Earlier this month, former Secretary of State Hillary Clinton gave an interview to The Atlantic, where she criticized Obama’s foreign policy, especially his decision not to arm the Free Syrian Army. Daily Kos writes that Clinton is wrong, and Obama right, given America’s previous ‘abysmal failures’ in arming rebel groups. United Liberty also looks at the topic of American intervention overseas, writing that Pentagon has a $43 billion ‘slush fund’, the Overseas Contingency Operations budget which has such a broad remit, it could be used for any number of military activities overseas.

On Monday, The Atlantic looks at the recent release of a memo, penned by David Barron, who is now a judge on the First Circuit Court of Appeals, which gave President Obama legal cover to carry out extrajudicial killings. They say that the seven-page memo was a ‘woefully incomplete’ legal analysis and calls into question Barron’s appointment to the Court of Appeals.

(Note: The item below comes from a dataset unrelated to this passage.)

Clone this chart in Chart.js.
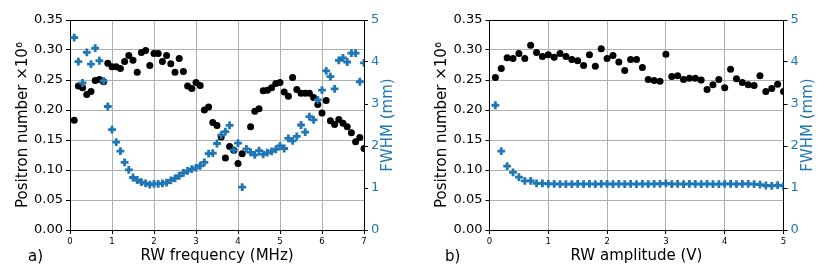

On Tuesday, the Islamic State extremist group in Iraq uploaded a video showing the execution of American journalist, James Foley. Roll Call’s Five by Five looks at how President Obama could respond to Foley’s murder. They say that given the administration’s rejection of ‘boots on the ground’, Obama’s options seem limited, beyond closer working with Kurdish and Iraqi Security Forces, and the Justice Department’s criminal investigation into Foley’s death. On Thursday, Hit & Run writes that the Islamic State’s activity in Iraq may actually help to improve U.S. relations with Iran. They say that Islamic State are a common threat to both countries, and that the two countries could work together to end the threat.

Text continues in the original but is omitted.